Requirement:
Carry none of the pictures over; set down the material below exactly.

Supplied material:
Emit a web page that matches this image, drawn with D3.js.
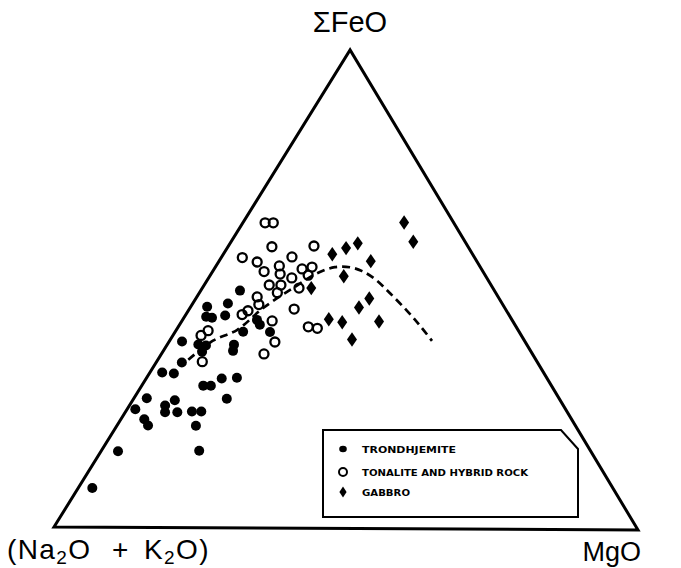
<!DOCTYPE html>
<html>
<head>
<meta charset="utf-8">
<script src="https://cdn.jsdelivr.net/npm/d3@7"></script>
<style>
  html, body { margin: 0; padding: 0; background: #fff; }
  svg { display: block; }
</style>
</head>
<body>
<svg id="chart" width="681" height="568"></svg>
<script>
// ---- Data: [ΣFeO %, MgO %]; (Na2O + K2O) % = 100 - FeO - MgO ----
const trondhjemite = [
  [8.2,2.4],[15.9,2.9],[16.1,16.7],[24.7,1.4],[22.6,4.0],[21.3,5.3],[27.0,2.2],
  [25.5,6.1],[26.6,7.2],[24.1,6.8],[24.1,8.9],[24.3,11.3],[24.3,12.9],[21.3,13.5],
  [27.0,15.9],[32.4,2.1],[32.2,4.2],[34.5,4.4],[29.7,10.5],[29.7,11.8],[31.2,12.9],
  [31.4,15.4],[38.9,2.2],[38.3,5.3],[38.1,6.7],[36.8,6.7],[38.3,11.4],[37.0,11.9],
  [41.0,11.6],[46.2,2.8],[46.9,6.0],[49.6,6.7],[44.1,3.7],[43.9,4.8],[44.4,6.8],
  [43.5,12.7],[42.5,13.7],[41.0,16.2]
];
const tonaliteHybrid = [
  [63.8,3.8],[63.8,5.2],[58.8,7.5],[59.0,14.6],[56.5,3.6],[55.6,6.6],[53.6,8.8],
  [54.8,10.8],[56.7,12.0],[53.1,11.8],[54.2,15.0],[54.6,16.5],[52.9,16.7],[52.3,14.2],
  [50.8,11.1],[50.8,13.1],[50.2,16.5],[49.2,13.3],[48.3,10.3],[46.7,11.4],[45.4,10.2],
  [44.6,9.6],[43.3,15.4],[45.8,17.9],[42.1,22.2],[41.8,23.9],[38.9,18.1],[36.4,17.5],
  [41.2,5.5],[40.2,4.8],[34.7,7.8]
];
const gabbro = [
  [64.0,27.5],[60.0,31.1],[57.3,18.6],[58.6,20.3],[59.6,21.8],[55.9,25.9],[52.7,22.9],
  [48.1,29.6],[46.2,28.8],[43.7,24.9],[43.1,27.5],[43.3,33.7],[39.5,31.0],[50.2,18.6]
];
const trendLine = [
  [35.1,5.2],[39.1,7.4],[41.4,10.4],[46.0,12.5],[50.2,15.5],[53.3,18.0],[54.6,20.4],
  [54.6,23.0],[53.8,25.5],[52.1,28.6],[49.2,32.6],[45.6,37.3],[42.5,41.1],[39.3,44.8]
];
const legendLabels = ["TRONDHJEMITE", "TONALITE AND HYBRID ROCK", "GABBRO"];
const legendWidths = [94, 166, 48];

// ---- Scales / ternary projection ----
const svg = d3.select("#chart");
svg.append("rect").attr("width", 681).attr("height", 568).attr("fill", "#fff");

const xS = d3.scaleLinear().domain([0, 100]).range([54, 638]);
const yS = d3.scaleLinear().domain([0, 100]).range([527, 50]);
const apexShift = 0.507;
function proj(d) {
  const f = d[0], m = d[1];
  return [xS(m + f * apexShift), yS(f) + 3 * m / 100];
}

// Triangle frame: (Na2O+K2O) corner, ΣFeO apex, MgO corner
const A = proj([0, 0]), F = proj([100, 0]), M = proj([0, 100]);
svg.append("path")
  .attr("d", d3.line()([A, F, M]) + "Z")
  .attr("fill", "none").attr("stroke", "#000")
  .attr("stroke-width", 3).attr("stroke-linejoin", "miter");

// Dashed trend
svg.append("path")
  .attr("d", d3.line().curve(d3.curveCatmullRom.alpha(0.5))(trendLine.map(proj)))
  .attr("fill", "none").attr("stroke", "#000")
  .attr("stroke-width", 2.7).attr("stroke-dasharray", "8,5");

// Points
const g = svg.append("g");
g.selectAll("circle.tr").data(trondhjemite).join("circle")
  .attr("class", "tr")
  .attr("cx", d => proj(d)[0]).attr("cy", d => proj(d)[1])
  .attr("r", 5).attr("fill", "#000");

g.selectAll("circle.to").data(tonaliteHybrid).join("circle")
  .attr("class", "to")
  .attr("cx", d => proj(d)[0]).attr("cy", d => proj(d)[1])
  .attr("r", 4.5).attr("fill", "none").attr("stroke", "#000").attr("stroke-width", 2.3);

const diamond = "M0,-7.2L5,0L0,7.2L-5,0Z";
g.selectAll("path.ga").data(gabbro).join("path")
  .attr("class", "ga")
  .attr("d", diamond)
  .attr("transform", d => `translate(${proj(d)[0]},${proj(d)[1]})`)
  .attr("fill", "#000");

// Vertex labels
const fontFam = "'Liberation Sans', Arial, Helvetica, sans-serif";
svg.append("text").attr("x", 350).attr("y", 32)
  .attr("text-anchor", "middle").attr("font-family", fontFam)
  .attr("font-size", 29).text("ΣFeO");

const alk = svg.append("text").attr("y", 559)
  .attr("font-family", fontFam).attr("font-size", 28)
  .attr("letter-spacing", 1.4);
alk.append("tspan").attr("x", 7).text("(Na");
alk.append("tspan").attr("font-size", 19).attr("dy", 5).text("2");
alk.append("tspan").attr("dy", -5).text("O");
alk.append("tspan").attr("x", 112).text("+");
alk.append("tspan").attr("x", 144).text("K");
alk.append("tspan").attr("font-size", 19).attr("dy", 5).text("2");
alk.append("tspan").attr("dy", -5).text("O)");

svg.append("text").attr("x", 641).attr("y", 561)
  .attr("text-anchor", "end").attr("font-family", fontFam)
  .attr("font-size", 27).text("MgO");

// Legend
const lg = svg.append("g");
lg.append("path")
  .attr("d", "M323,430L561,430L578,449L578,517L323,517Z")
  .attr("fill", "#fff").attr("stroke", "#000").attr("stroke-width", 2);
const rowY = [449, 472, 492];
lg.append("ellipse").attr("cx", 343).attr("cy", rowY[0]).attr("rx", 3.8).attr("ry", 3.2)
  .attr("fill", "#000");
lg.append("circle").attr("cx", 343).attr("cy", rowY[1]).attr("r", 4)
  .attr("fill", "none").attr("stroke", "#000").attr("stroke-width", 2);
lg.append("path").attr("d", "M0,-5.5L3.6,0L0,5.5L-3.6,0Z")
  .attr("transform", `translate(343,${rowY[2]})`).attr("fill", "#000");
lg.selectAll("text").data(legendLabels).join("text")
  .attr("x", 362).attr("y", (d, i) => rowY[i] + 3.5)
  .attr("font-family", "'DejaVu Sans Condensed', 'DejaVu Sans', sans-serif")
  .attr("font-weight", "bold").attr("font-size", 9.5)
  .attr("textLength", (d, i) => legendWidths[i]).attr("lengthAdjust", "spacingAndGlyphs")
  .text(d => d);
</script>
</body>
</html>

Exercise result:
Emit a web page that matches this image, drawn with D3.js.
<!DOCTYPE html>
<html>
<head>
<meta charset="utf-8">
<script src="https://cdn.jsdelivr.net/npm/d3@7"></script>
<style>
  html, body { margin: 0; padding: 0; background: #fff; }
  svg { display: block; }
</style>
</head>
<body>
<svg id="chart" width="681" height="568"></svg>
<script>
// ---- Data: [ΣFeO %, MgO %]; (Na2O + K2O) % = 100 - FeO - MgO ----
const trondhjemite = [
  [8.2,2.4],[15.9,2.9],[16.1,16.7],[24.7,1.4],[22.6,4.0],[21.3,5.3],[27.0,2.2],
  [25.5,6.1],[26.6,7.2],[24.1,6.8],[24.1,8.9],[24.3,11.3],[24.3,12.9],[21.3,13.5],
  [27.0,15.9],[32.4,2.1],[32.2,4.2],[34.5,4.4],[29.7,10.5],[29.7,11.8],[31.2,12.9],
  [31.4,15.4],[38.9,2.2],[38.3,5.3],[38.1,6.7],[36.8,6.7],[38.3,11.4],[37.0,11.9],
  [41.0,11.6],[46.2,2.8],[46.9,6.0],[49.6,6.7],[44.1,3.7],[43.9,4.8],[44.4,6.8],
  [43.5,12.7],[42.5,13.7],[41.0,16.2]
];
const tonaliteHybrid = [
  [63.8,3.8],[63.8,5.2],[58.8,7.5],[59.0,14.6],[56.5,3.6],[55.6,6.6],[53.6,8.8],
  [54.8,10.8],[56.7,12.0],[53.1,11.8],[54.2,15.0],[54.6,16.5],[52.9,16.7],[52.3,14.2],
  [50.8,11.1],[50.8,13.1],[50.2,16.5],[49.2,13.3],[48.3,10.3],[46.7,11.4],[45.4,10.2],
  [44.6,9.6],[43.3,15.4],[45.8,17.9],[42.1,22.2],[41.8,23.9],[38.9,18.1],[36.4,17.5],
  [41.2,5.5],[40.2,4.8],[34.7,7.8]
];
const gabbro = [
  [64.0,27.5],[60.0,31.1],[57.3,18.6],[58.6,20.3],[59.6,21.8],[55.9,25.9],[52.7,22.9],
  [48.1,29.6],[46.2,28.8],[43.7,24.9],[43.1,27.5],[43.3,33.7],[39.5,31.0],[50.2,18.6]
];
const trendLine = [
  [35.1,5.2],[39.1,7.4],[41.4,10.4],[46.0,12.5],[50.2,15.5],[53.3,18.0],[54.6,20.4],
  [54.6,23.0],[53.8,25.5],[52.1,28.6],[49.2,32.6],[45.6,37.3],[42.5,41.1],[39.3,44.8]
];
const legendLabels = ["TRONDHJEMITE", "TONALITE AND HYBRID ROCK", "GABBRO"];
const legendWidths = [94, 166, 48];

// ---- Scales / ternary projection ----
const svg = d3.select("#chart");
svg.append("rect").attr("width", 681).attr("height", 568).attr("fill", "#fff");

const xS = d3.scaleLinear().domain([0, 100]).range([54, 638]);
const yS = d3.scaleLinear().domain([0, 100]).range([527, 50]);
const apexShift = 0.507;
function proj(d) {
  const f = d[0], m = d[1];
  return [xS(m + f * apexShift), yS(f) + 3 * m / 100];
}

// Triangle frame: (Na2O+K2O) corner, ΣFeO apex, MgO corner
const A = proj([0, 0]), F = proj([100, 0]), M = proj([0, 100]);
svg.append("path")
  .attr("d", d3.line()([A, F, M]) + "Z")
  .attr("fill", "none").attr("stroke", "#000")
  .attr("stroke-width", 3).attr("stroke-linejoin", "miter");

// Dashed trend
svg.append("path")
  .attr("d", d3.line().curve(d3.curveCatmullRom.alpha(0.5))(trendLine.map(proj)))
  .attr("fill", "none").attr("stroke", "#000")
  .attr("stroke-width", 2.7).attr("stroke-dasharray", "8,5");

// Points
const g = svg.append("g");
g.selectAll("circle.tr").data(trondhjemite).join("circle")
  .attr("class", "tr")
  .attr("cx", d => proj(d)[0]).attr("cy", d => proj(d)[1])
  .attr("r", 5).attr("fill", "#000");

g.selectAll("circle.to").data(tonaliteHybrid).join("circle")
  .attr("class", "to")
  .attr("cx", d => proj(d)[0]).attr("cy", d => proj(d)[1])
  .attr("r", 4.5).attr("fill", "none").attr("stroke", "#000").attr("stroke-width", 2.3);

const diamond = "M0,-7.2L5,0L0,7.2L-5,0Z";
g.selectAll("path.ga").data(gabbro).join("path")
  .attr("class", "ga")
  .attr("d", diamond)
  .attr("transform", d => `translate(${proj(d)[0]},${proj(d)[1]})`)
  .attr("fill", "#000");

// Vertex labels
const fontFam = "'Liberation Sans', Arial, Helvetica, sans-serif";
svg.append("text").attr("x", 350).attr("y", 32)
  .attr("text-anchor", "middle").attr("font-family", fontFam)
  .attr("font-size", 29).text("ΣFeO");

const alk = svg.append("text").attr("y", 559)
  .attr("font-family", fontFam).attr("font-size", 28)
  .attr("letter-spacing", 1.4);
alk.append("tspan").attr("x", 7).text("(Na");
alk.append("tspan").attr("font-size", 19).attr("dy", 5).text("2");
alk.append("tspan").attr("dy", -5).text("O");
alk.append("tspan").attr("x", 112).text("+");
alk.append("tspan").attr("x", 144).text("K");
alk.append("tspan").attr("font-size", 19).attr("dy", 5).text("2");
alk.append("tspan").attr("dy", -5).text("O)");

svg.append("text").attr("x", 641).attr("y", 561)
  .attr("text-anchor", "end").attr("font-family", fontFam)
  .attr("font-size", 27).text("MgO");

// Legend
const lg = svg.append("g");
lg.append("path")
  .attr("d", "M323,430L561,430L578,449L578,517L323,517Z")
  .attr("fill", "#fff").attr("stroke", "#000").attr("stroke-width", 2);
const rowY = [449, 472, 492];
lg.append("ellipse").attr("cx", 343).attr("cy", rowY[0]).attr("rx", 3.8).attr("ry", 3.2)
  .attr("fill", "#000");
lg.append("circle").attr("cx", 343).attr("cy", rowY[1]).attr("r", 4)
  .attr("fill", "none").attr("stroke", "#000").attr("stroke-width", 2);
lg.append("path").attr("d", "M0,-5.5L3.6,0L0,5.5L-3.6,0Z")
  .attr("transform", `translate(343,${rowY[2]})`).attr("fill", "#000");
lg.selectAll("text").data(legendLabels).join("text")
  .attr("x", 362).attr("y", (d, i) => rowY[i] + 3.5)
  .attr("font-family", "'DejaVu Sans Condensed', 'DejaVu Sans', sans-serif")
  .attr("font-weight", "bold").attr("font-size", 9.5)
  .attr("textLength", (d, i) => legendWidths[i]).attr("lengthAdjust", "spacingAndGlyphs")
  .text(d => d);
</script>
</body>
</html>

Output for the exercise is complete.